I also figure that it’ll be a better writing device than the laptop for when I go to conventions or something, such as the forthcoming Norwescon. It’ll be more portable, and last a lot longer on battery life, and shouldn’t heat up like my laptop does.

Third, I fully expect to use it as a reading device, despite the fact that I’ve also got the nook. I do have a small number of books I’ve purchased from Amazon as well as a whole lot of PDFs, neither of which are easily readable on the nook without going through a bunch of hoops that I don’t wish to go through. And, if for whatever reason my nook breaks or something, I can read my B&N books on it as well with the nook app.

Fourth, if I find it’s not a good writing device, I will probably shift to using it to monitor Facebook and Twitter and my RSS feeds and such, while segregating the laptop to be writing ONLY. The idea here would be to encourage myself to have a mental space of “if I’m on the laptop I’m writing, DAMMIT, so no looking at the Internet”.

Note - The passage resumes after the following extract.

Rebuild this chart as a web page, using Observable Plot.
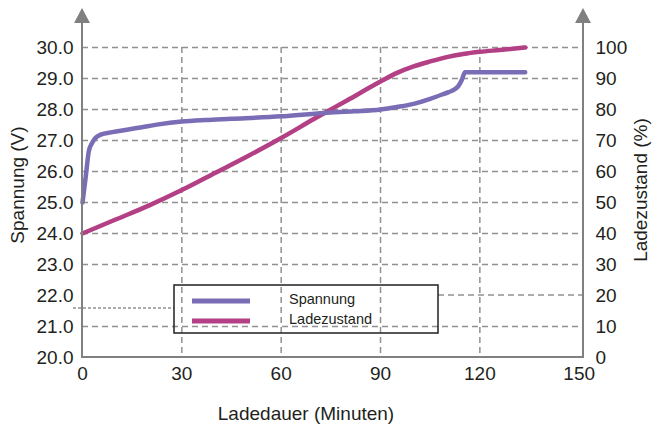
<!DOCTYPE html>
<html><head><meta charset="utf-8">
<script src="https://cdn.jsdelivr.net/npm/d3@7"></script>
<script src="https://cdn.jsdelivr.net/npm/@observablehq/plot@0.6"></script>
<style>body{margin:0;background:#fff} svg{display:block}</style>
</head><body><div id="chart"></div>
<script>
// Spannung (V) vs. Ladedauer (Minuten)
const minutesV = [0, 1, 1.9, 2.9, 3.9, 5.5, 9, 13, 18, 23, 30, 37, 45, 60, 73, 82, 90, 95, 100, 105, 108, 110.6, 112.5, 113.6, 114.6, 115.5, 120, 125, 133.7];
const spannung = [25.0, 25.85, 26.65, 26.92, 27.08, 27.19, 27.27, 27.34, 27.43, 27.52, 27.61, 27.66, 27.7, 27.78, 27.89, 27.94, 28.0, 28.08, 28.18, 28.34, 28.46, 28.56, 28.66, 28.77, 28.97, 29.2, 29.2, 29.2, 29.2];
// Ladezustand (%) vs. Ladedauer (Minuten)
const minutesS = [0, 10, 20, 30, 40, 50, 60, 70, 80, 90, 95, 100, 105, 110, 115, 120, 126, 133.7];
const ladezustand = [40, 44.5, 49, 54, 59.5, 65, 70.8, 77, 83, 89, 91.8, 93.9, 95.5, 96.9, 97.9, 98.6, 99.2, 100];

const xTicks = [0, 30, 60, 90, 120, 150];
const socTicks = [0, 10, 20, 30, 40, 50, 60, 70, 80, 90, 100];
const voltTicks = ["20.0", "21.0", "22.0", "23.0", "24.0", "25.0", "26.0", "27.0", "28.0", "29.0", "30.0"];
const seriesNames = ["Spannung", "Ladezustand"];
const seriesColors = ["#7b6cb6", "#b33f84"];

const vData = minutesV.map((m, i) => ({m, v: spannung[i]}));
const sData = minutesS.map((m, i) => ({m, s: ladezustand[i]}));
// voltage 20..30 V shares the 0..100 % vertical scale
const vToPct = v => (v - 20) * 10;

const gridCol = "#919191";
const gridStyle = {stroke: gridCol, strokeOpacity: 1, strokeWidth: 1.5, strokeDasharray: "6,4"};

const chart = Plot.plot({
  width: 656, height: 424,
  marginLeft: 82, marginRight: 73, marginTop: 47, marginBottom: 67,
  style: {fontFamily: "'Liberation Sans', Arial, sans-serif", fontSize: "19px", color: "#231f20", background: "#fff"},
  x: {domain: [0, 151.3]},
  y: {domain: [0, 100]},
  marks: [
    Plot.gridY(socTicks.filter(t => t !== 0 && t !== 20), gridStyle),
    Plot.gridX(xTicks.filter(t => t !== 0 && t !== 150), gridStyle),
    Plot.line(sData, {x: "m", y: "s", stroke: seriesColors[1], strokeWidth: 4.5, curve: "monotone-x"}),
    Plot.line(vData, {x: "m", y: d => vToPct(d.v), stroke: seriesColors[0], strokeWidth: 4.5, curve: "monotone-x"}),
    Plot.axisY(socTicks, {anchor: "left", tickSize: 0, tickPadding: 9, tickFormat: d => voltTicks[socTicks.indexOf(d)], label: null}),
    Plot.axisY(socTicks, {anchor: "right", tickSize: 0, tickPadding: 12, tickFormat: d => String(d), label: null}),
    Plot.axisX(xTicks, {anchor: "bottom", tickSize: 0, tickPadding: 9, tickFormat: d => String(d), label: null})
  ]
});
document.getElementById("chart").appendChild(chart);

// decorations: axis lines with arrows, titles, legend
const svg = d3.select(chart);
const xs = chart.scale("x"), ys = chart.scale("y");
const x0 = xs.range[0], x1 = xs.range[1];
const yB = ys.range[0];
const axisCol = "#808080";
const font = "'Liberation Sans', Arial, sans-serif";
const g = svg.append("g").attr("text-anchor", "start");

// partial / offset grid lines as in the original
g.append("line").attr("x1", 438).attr("x2", x1).attr("y1", ys.apply(20)).attr("y2", ys.apply(20))
  .attr("stroke", gridCol).attr("stroke-width", 1.5).attr("stroke-dasharray", "6,4");
g.append("line").attr("x1", 73).attr("x2", 174).attr("y1", 308).attr("y2", 308)
  .attr("stroke", gridCol).attr("stroke-width", 1.5).attr("stroke-dasharray", "3,2");

// axes
for (const ax of [x0, x1]) {
  g.append("line").attr("x1", ax).attr("x2", ax).attr("y1", 22).attr("y2", yB)
    .attr("stroke", axisCol).attr("stroke-width", 2);
  g.append("path").attr("d", `M${ax},8L${ax + 8},23L${ax - 8},23Z`).attr("fill", axisCol);
}
g.append("line").attr("x1", x0 - 1).attr("x2", x1 + 1).attr("y1", yB).attr("y2", yB)
  .attr("stroke", axisCol).attr("stroke-width", 2);

// titles
g.append("text").attr("transform", "translate(24,185) rotate(-90)").attr("text-anchor", "middle")
  .attr("font-family", font).attr("font-size", 19).attr("fill", "#231f20").text("Spannung (V)");
g.append("text").attr("transform", "translate(647,190) rotate(-90)").attr("text-anchor", "middle")
  .attr("font-family", font).attr("font-size", 19).attr("fill", "#231f20").text("Ladezustand (%)");
g.append("text").attr("x", 306).attr("y", 420).attr("text-anchor", "middle")
  .attr("font-family", font).attr("font-size", 19).attr("fill", "#231f20").text("Ladedauer (Minuten)");

// legend
g.append("rect").attr("x", 174).attr("y", 285).attr("width", 264).attr("height", 48)
  .attr("fill", "none").attr("stroke", "#231f20").attr("stroke-width", 1.5);
seriesNames.forEach((name, i) => {
  const y = 301 + i * 20;
  g.append("line").attr("x1", 192).attr("x2", 250).attr("y1", y).attr("y2", y)
    .attr("stroke", seriesColors[i]).attr("stroke-width", 5);
  g.append("text").attr("x", 289).attr("y", y + 3).attr("text-anchor", "start")
    .attr("font-family", font).attr("font-size", 14.5).attr("fill", "#231f20").text(name);
});
</script></body></html>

Fifth, I fully expect to use it to watch videos, perhaps on airplanes or trains or something. I do have some Torchwood I need to get caught up on, and now that I’ve been clued in to the wonders of Blu-Ray/DVD/Digital combo buys for movies, I expect I’ll have a few more interesting digital copies of movies showing up in my library. (Russell Crowe leads the way, AS HE DAMN WELL SHOULD, with The Next Three Days. XD )

A lot of this is, I grant you, perpetuating the whole idea that “bah, iPad users are just consumers of content!” (An attitude which annoys me, as I’ve already ranted about on this blog; after all, us creative types need people to consume and appreciate our content, so it is not at all nice to snark at people who do so.) On the other hand, a lot of this is also stuff I already do on both the iPhone and the laptop, including my own creative output. The overall idea here is going to be finding out whether the iPad will serve me as a better device than the laptop does, or what. And all in all, I expect to enjoy the hell out of it!

And I’ll see if any other amusing things to do on the iPad present themselves. For example, userinfospazzkat has been overjoyed with the Garage Band app on his iPad (he’s got the original model), and has had great fun creating little musical compositions with it. (Take that, ‘iPad users are only consumers of content’ people. ;P :) )

iPad users who may be reading this, tell me about anything awesome you’ve done with your devices! Especially if you’ve found ways to be creative with them, and what apps you’ve found that let you do that!